Short task » The listing below must be repeated word for word, with its images excluded.
--- start ---
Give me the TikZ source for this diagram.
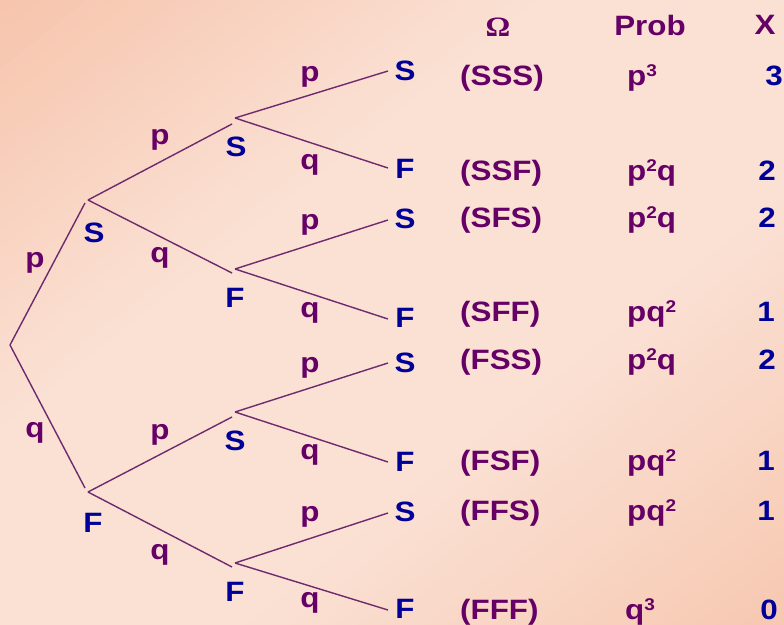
\documentclass[tikz,border=0pt]{standalone}
\usepackage{fontspec}
\setmainfont{Liberation Sans}[FakeStretch=1.12]
\newfontfamily\omegafont{Liberation Serif}[FakeStretch=1.1]
\definecolor{pur}{HTML}{660066}
\definecolor{blu}{HTML}{000099}
\definecolor{edgecol}{HTML}{6E2A6E}
\definecolor{bgA}{HTML}{F7C4AC}
\definecolor{bgB}{HTML}{FAE1D4}
\definecolor{bgC}{HTML}{F7C8B1}
\newcommand\supx[1]{\raisebox{8.5pt}{\fontsize{17}{17}\selectfont #1}}
\begin{document}
\begin{tikzpicture}[x=1pt,y=-1pt,
  lab/.style={font=\fontsize{28}{28}\selectfont\bfseries, inner sep=0pt},
  st/.style={lab, text=blu},
  pq/.style={lab, text=pur},
  row/.style={lab, text=pur, anchor=base west},
  num/.style={lab, text=blu, anchor=base},
  br/.style={draw=edgecol, line width=1.4pt},
]
\useasboundingbox (0,0) rectangle (784,624);
% background: diagonal gradient, orange at top-left and bottom-right corners
\begin{scope}
\clip (0,0) rectangle (784,624);
\fill[bgB] (0,0) rectangle (784,624);
\foreach \i in {0,...,69}{
  \pgfmathsetmacro\ta{-490+\i*14}
  \pgfmathsetmacro\tb{\ta+15}
  \pgfmathsetmacro\tm{\ta+7}
  \pgfmathtruncatemacro\f{100*max(0,min(1,(abs(\tm)-150)/338))}
  \ifdim\tm pt<0pt\colorlet{endc}{bgA}\else\colorlet{endc}{bgC}\fi
  \fill[endc!\f!bgB]
    ({392+\ta*0.6225+520*0.7826},{312+\ta*0.7826-520*0.6225}) --
    ({392+\tb*0.6225+520*0.7826},{312+\tb*0.7826-520*0.6225}) --
    ({392+\tb*0.6225-520*0.7826},{312+\tb*0.7826+520*0.6225}) --
    ({392+\ta*0.6225-520*0.7826},{312+\ta*0.7826+520*0.6225}) -- cycle;
}
\end{scope}

% junction points
\coordinate (R) at (10,345);
\coordinate (S1i) at (85,203); \coordinate (S1o) at (88,200);
\coordinate (F1i) at (85,488); \coordinate (F1o) at (88,492);
\coordinate (S2i) at (232,124); \coordinate (S2o) at (235,118);
\coordinate (F2i) at (232,273); \coordinate (F2o) at (235,269);
\coordinate (S3i) at (232,417); \coordinate (S3o) at (235,412);
\coordinate (F3i) at (232,567); \coordinate (F3o) at (235,563);
\coordinate (L1) at (388,71);
\coordinate (L2) at (388,168);
\coordinate (L3) at (388,220);
\coordinate (L4) at (388,319);
\coordinate (L5) at (388,363);
\coordinate (L6) at (388,462);
\coordinate (L7) at (388,513);
\coordinate (L8) at (388,610);

% branches
\draw[br] (R) -- (S1i);
\draw[br] (R) -- (F1i);
\draw[br] (S1o) -- (S2i);
\draw[br] (S1o) -- (F2i);
\draw[br] (F1o) -- (S3i);
\draw[br] (F1o) -- (F3i);
\draw[br] (S2o) -- (L1);
\draw[br] (S2o) -- (L2);
\draw[br] (F2o) -- (L3);
\draw[br] (F2o) -- (L4);
\draw[br] (S3o) -- (L5);
\draw[br] (S3o) -- (L6);
\draw[br] (F3o) -- (L7);
\draw[br] (F3o) -- (L8);

% branch probabilities
\node[pq] (e1) at (35,263) {p};
\node[pq] (e2) at (35,433) {q};
\node[pq] (e3) at (160,140) {p};
\node[pq] (e4) at (160,258) {q};
\node[pq] (e5) at (160,435) {p};
\node[pq] (e6) at (160,555) {q};
\node[pq] (e7) at (310,77) {p};
\node[pq] (e8) at (310,165) {q};
\node[pq] (e9) at (310,225) {p};
\node[pq] (e10) at (310,313) {q};
\node[pq] (e11) at (310,368) {p};
\node[pq] (e12) at (310,455) {q};
\node[pq] (e13) at (310,517) {p};
\node[pq] (e14) at (310,603) {q};

% outcome letters
\node[st] (nS1) at (94,233) {S};
\node[st] (nF1) at (93,523) {F};
\node[st] (nS2) at (236,147) {S};
\node[st] (nF2) at (235,298) {F};
\node[st] (nS3) at (235,441) {S};
\node[st] (nF3) at (235,592) {F};
\node[st] (l1) at (405,71) {S};
\node[st] (l2) at (405,169) {F};
\node[st] (l3) at (405,219) {S};
\node[st] (l4) at (405,318) {F};
\node[st] (l5) at (405,363) {S};
\node[st] (l6) at (405,462) {F};
\node[st] (l7) at (405,512) {S};
\node[st] (l8) at (405,609) {F};

% headers
\node[inner sep=0pt, text=pur, font=\fontsize{28}{28}\selectfont\omegafont\bfseries] (hO) at (498,27) {Ω};
\node[pq] (hP) at (650,25) {Prob};
\node[pq] (hX) at (765,25) {X};

% table rows
\node[row] (o1) at (460,85) {(SSS)};
\node[row] (o2) at (460,180) {(SSF)};
\node[row] (o3) at (460,227) {(SFS)};
\node[row] (o4) at (460,321) {(SFF)};
\node[row] (o5) at (460,369) {(FSS)};
\node[row] (o6) at (460,470) {(FSF)};
\node[row] (o7) at (460,520) {(FFS)};
\node[row] (o8) at (460,619) {(FFF)};

\node[row] (p1) at (627,85) {p\supx{3}};
\node[row] (p2) at (627,180) {p\supx{2}q};
\node[row] (p3) at (627,227) {p\supx{2}q};
\node[row] (p4) at (627,321) {pq\supx{2}};
\node[row] (p5) at (627,369) {p\supx{2}q};
\node[row] (p6) at (627,470) {pq\supx{2}};
\node[row] (p7) at (627,520) {pq\supx{2}};
\node[row] (p8) at (625,619) {q\supx{3}};

\node[num] (x1) at (774,85) {3};
\node[num] (x2) at (767,180) {2};
\node[num] (x3) at (767,227) {2};
\node[num] (x4) at (766,321) {1};
\node[num] (x5) at (767,369) {2};
\node[num] (x6) at (766,470) {1};
\node[num] (x7) at (766,520) {1};
\node[num] (x8) at (769,619) {0};
\end{tikzpicture}
\end{document}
--- end ---
The answer »
Give me the TikZ source for this diagram.
\documentclass[tikz,border=0pt]{standalone}
\usepackage{fontspec}
\setmainfont{Liberation Sans}[FakeStretch=1.12]
\newfontfamily\omegafont{Liberation Serif}[FakeStretch=1.1]
\definecolor{pur}{HTML}{660066}
\definecolor{blu}{HTML}{000099}
\definecolor{edgecol}{HTML}{6E2A6E}
\definecolor{bgA}{HTML}{F7C4AC}
\definecolor{bgB}{HTML}{FAE1D4}
\definecolor{bgC}{HTML}{F7C8B1}
\newcommand\supx[1]{\raisebox{8.5pt}{\fontsize{17}{17}\selectfont #1}}
\begin{document}
\begin{tikzpicture}[x=1pt,y=-1pt,
  lab/.style={font=\fontsize{28}{28}\selectfont\bfseries, inner sep=0pt},
  st/.style={lab, text=blu},
  pq/.style={lab, text=pur},
  row/.style={lab, text=pur, anchor=base west},
  num/.style={lab, text=blu, anchor=base},
  br/.style={draw=edgecol, line width=1.4pt},
]
\useasboundingbox (0,0) rectangle (784,624);
% background: diagonal gradient, orange at top-left and bottom-right corners
\begin{scope}
\clip (0,0) rectangle (784,624);
\fill[bgB] (0,0) rectangle (784,624);
\foreach \i in {0,...,69}{
  \pgfmathsetmacro\ta{-490+\i*14}
  \pgfmathsetmacro\tb{\ta+15}
  \pgfmathsetmacro\tm{\ta+7}
  \pgfmathtruncatemacro\f{100*max(0,min(1,(abs(\tm)-150)/338))}
  \ifdim\tm pt<0pt\colorlet{endc}{bgA}\else\colorlet{endc}{bgC}\fi
  \fill[endc!\f!bgB]
    ({392+\ta*0.6225+520*0.7826},{312+\ta*0.7826-520*0.6225}) --
    ({392+\tb*0.6225+520*0.7826},{312+\tb*0.7826-520*0.6225}) --
    ({392+\tb*0.6225-520*0.7826},{312+\tb*0.7826+520*0.6225}) --
    ({392+\ta*0.6225-520*0.7826},{312+\ta*0.7826+520*0.6225}) -- cycle;
}
\end{scope}

% junction points
\coordinate (R) at (10,345);
\coordinate (S1i) at (85,203); \coordinate (S1o) at (88,200);
\coordinate (F1i) at (85,488); \coordinate (F1o) at (88,492);
\coordinate (S2i) at (232,124); \coordinate (S2o) at (235,118);
\coordinate (F2i) at (232,273); \coordinate (F2o) at (235,269);
\coordinate (S3i) at (232,417); \coordinate (S3o) at (235,412);
\coordinate (F3i) at (232,567); \coordinate (F3o) at (235,563);
\coordinate (L1) at (388,71);
\coordinate (L2) at (388,168);
\coordinate (L3) at (388,220);
\coordinate (L4) at (388,319);
\coordinate (L5) at (388,363);
\coordinate (L6) at (388,462);
\coordinate (L7) at (388,513);
\coordinate (L8) at (388,610);

% branches
\draw[br] (R) -- (S1i);
\draw[br] (R) -- (F1i);
\draw[br] (S1o) -- (S2i);
\draw[br] (S1o) -- (F2i);
\draw[br] (F1o) -- (S3i);
\draw[br] (F1o) -- (F3i);
\draw[br] (S2o) -- (L1);
\draw[br] (S2o) -- (L2);
\draw[br] (F2o) -- (L3);
\draw[br] (F2o) -- (L4);
\draw[br] (S3o) -- (L5);
\draw[br] (S3o) -- (L6);
\draw[br] (F3o) -- (L7);
\draw[br] (F3o) -- (L8);

% branch probabilities
\node[pq] (e1) at (35,263) {p};
\node[pq] (e2) at (35,433) {q};
\node[pq] (e3) at (160,140) {p};
\node[pq] (e4) at (160,258) {q};
\node[pq] (e5) at (160,435) {p};
\node[pq] (e6) at (160,555) {q};
\node[pq] (e7) at (310,77) {p};
\node[pq] (e8) at (310,165) {q};
\node[pq] (e9) at (310,225) {p};
\node[pq] (e10) at (310,313) {q};
\node[pq] (e11) at (310,368) {p};
\node[pq] (e12) at (310,455) {q};
\node[pq] (e13) at (310,517) {p};
\node[pq] (e14) at (310,603) {q};

% outcome letters
\node[st] (nS1) at (94,233) {S};
\node[st] (nF1) at (93,523) {F};
\node[st] (nS2) at (236,147) {S};
\node[st] (nF2) at (235,298) {F};
\node[st] (nS3) at (235,441) {S};
\node[st] (nF3) at (235,592) {F};
\node[st] (l1) at (405,71) {S};
\node[st] (l2) at (405,169) {F};
\node[st] (l3) at (405,219) {S};
\node[st] (l4) at (405,318) {F};
\node[st] (l5) at (405,363) {S};
\node[st] (l6) at (405,462) {F};
\node[st] (l7) at (405,512) {S};
\node[st] (l8) at (405,609) {F};

% headers
\node[inner sep=0pt, text=pur, font=\fontsize{28}{28}\selectfont\omegafont\bfseries] (hO) at (498,27) {Ω};
\node[pq] (hP) at (650,25) {Prob};
\node[pq] (hX) at (765,25) {X};

% table rows
\node[row] (o1) at (460,85) {(SSS)};
\node[row] (o2) at (460,180) {(SSF)};
\node[row] (o3) at (460,227) {(SFS)};
\node[row] (o4) at (460,321) {(SFF)};
\node[row] (o5) at (460,369) {(FSS)};
\node[row] (o6) at (460,470) {(FSF)};
\node[row] (o7) at (460,520) {(FFS)};
\node[row] (o8) at (460,619) {(FFF)};

\node[row] (p1) at (627,85) {p\supx{3}};
\node[row] (p2) at (627,180) {p\supx{2}q};
\node[row] (p3) at (627,227) {p\supx{2}q};
\node[row] (p4) at (627,321) {pq\supx{2}};
\node[row] (p5) at (627,369) {p\supx{2}q};
\node[row] (p6) at (627,470) {pq\supx{2}};
\node[row] (p7) at (627,520) {pq\supx{2}};
\node[row] (p8) at (625,619) {q\supx{3}};

\node[num] (x1) at (774,85) {3};
\node[num] (x2) at (767,180) {2};
\node[num] (x3) at (767,227) {2};
\node[num] (x4) at (766,321) {1};
\node[num] (x5) at (767,369) {2};
\node[num] (x6) at (766,470) {1};
\node[num] (x7) at (766,520) {1};
\node[num] (x8) at (769,619) {0};
\end{tikzpicture}
\end{document}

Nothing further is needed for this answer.